Japanese Officials Define ‘Patriotism’ in New Education Law
Apr 17th, 2006 • Posted in: NewsTOKYO
Japanese politicians and education officials last week agreed on a new definition of patriotism to be included in that nation’s educational plan — no small moral issue in a nation worried that patriotism could translate to the type of nationalism that brought Japan into World War II.
The Yomiuri Shimbun newspaper reported that the agreement came when the Liberal Democratic Party toned down the description of patriotism while keeping the key expression “to love the nation.”
But the definition may still face opposition because the Japanese word for nation, kuni, can be interpreted variously as “homeland” or “governing system.”
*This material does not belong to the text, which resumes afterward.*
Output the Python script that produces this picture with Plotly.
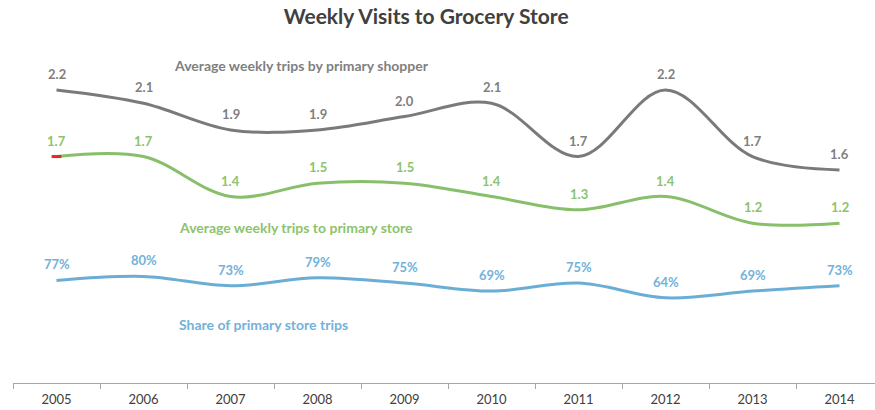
import plotly.graph_objects as go

years = ["2005", "2006", "2007", "2008", "2009", "2010", "2011", "2012", "2013", "2014"]
trips_by_shopper = [2.2, 2.1, 1.9, 1.9, 2.0, 2.1, 1.7, 2.2, 1.7, 1.6]
trips_to_primary = [1.7, 1.7, 1.4, 1.5, 1.5, 1.4, 1.3, 1.4, 1.2, 1.2]
primary_share = [0.77, 0.80, 0.73, 0.79, 0.75, 0.69, 0.75, 0.64, 0.69, 0.73]

GRAY_LINE = "#7a7a7a"
GRAY_TEXT = "#7f7f7f"
GREEN_LINE = "#88bf6b"
GREEN_TEXT = "#8cc36e"
BLUE_LINE = "#6aaed6"
BLUE_TEXT = "#72b2da"
FONT = "Lato"

fig = go.Figure()

series = [
    (trips_by_shopper, GRAY_LINE, GRAY_TEXT, lambda v: f"{v:.1f}"),
    (trips_to_primary, GREEN_LINE, GREEN_TEXT, lambda v: f"{v:.1f}"),
    (primary_share, BLUE_LINE, BLUE_TEXT, lambda v: f"{v:.0%}"),
]

for values, line_col, text_col, fmt in series:
    fig.add_trace(go.Scatter(
        x=years, y=values, mode="lines",
        line=dict(color=line_col, width=3, shape="spline", smoothing=1.0),
        hoverinfo="skip", showlegend=False,
    ))
    # value labels sit just above each point (category index on the x axis)
    for i, v in enumerate(values):
        fig.add_annotation(
            x=i, y=v, text=fmt(v), showarrow=False, yshift=16,
            font=dict(family=FONT, size=13, color=text_col, weight="bold"),
        )

# small red tick on the first point of the primary-store series
fig.add_trace(go.Scatter(
    x=years[:1], y=trips_to_primary[:1], mode="markers",
    marker=dict(symbol="line-ew", size=7, line=dict(color="#e8281e", width=3)),
    hoverinfo="skip", showlegend=False,
))

series_labels = [
    ("Average weekly trips by primary shopper", GRAY_TEXT, 0.185, 0.952),
    ("Average weekly trips to primary store", GREEN_TEXT, 0.19, 0.468),
    ("Share of primary store trips", BLUE_TEXT, 0.19, 0.177),
]
for text, col, px, py in series_labels:
    fig.add_annotation(
        xref="paper", yref="paper", x=px, y=py, text=text, showarrow=False,
        xanchor="left", yanchor="middle",
        font=dict(family=FONT, size=14, color=col, weight="bold"),
    )

fig.update_layout(
    width=875, height=410,
    margin=dict(l=13, r=0, t=50, b=27),
    paper_bgcolor="white", plot_bgcolor="white",
    title=dict(
        text="Weekly Visits to Grocery Store", x=0.487, xanchor="center",
        y=0.96, yanchor="middle",
        font=dict(family=FONT, size=21, color="#404040", weight="bold"),
    ),
    xaxis=dict(
        type="category", range=[-0.5, 9.408],
        showline=True, linecolor="#a6a6a6", linewidth=1,
        ticks="outside", tickson="boundaries", ticklen=5, tickcolor="#a6a6a6",
        ticklabelstandoff=4,
        showgrid=False, zeroline=False,
        tickfont=dict(family=FONT, size=13, color="#404040"),
    ),
    yaxis=dict(
        range=[0, 2.5], visible=False, showgrid=False, zeroline=False,
    ),
)

fig.write_html("out.html")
The latter interpretation worries one senior official, who told the Yomiuri Shimbun that loving the governing system “was a slogan of nationalism in the prewar era: You have to die for the governing system, which you love.”
The full definition of patriotism in the act, which is the first revision of education law since 1947, reads: “cultivating an attitude which respects tradition and culture, loves the nation and homeland that have fostered them, while respecting other countries and contributing to international peace and development,” according to the Japan Times.
A dispatch from the Japan Economic Newswire, a branch of the Kyodo News Service, reported that the government had sputtered in previous attempts to revise the postwar education law “as a way to promote patriotism, public spirit and respect for tradition due to public concern that such an amendment could lead to a rise of nationalism similar to that seen in Japan in the run-up to World War II.”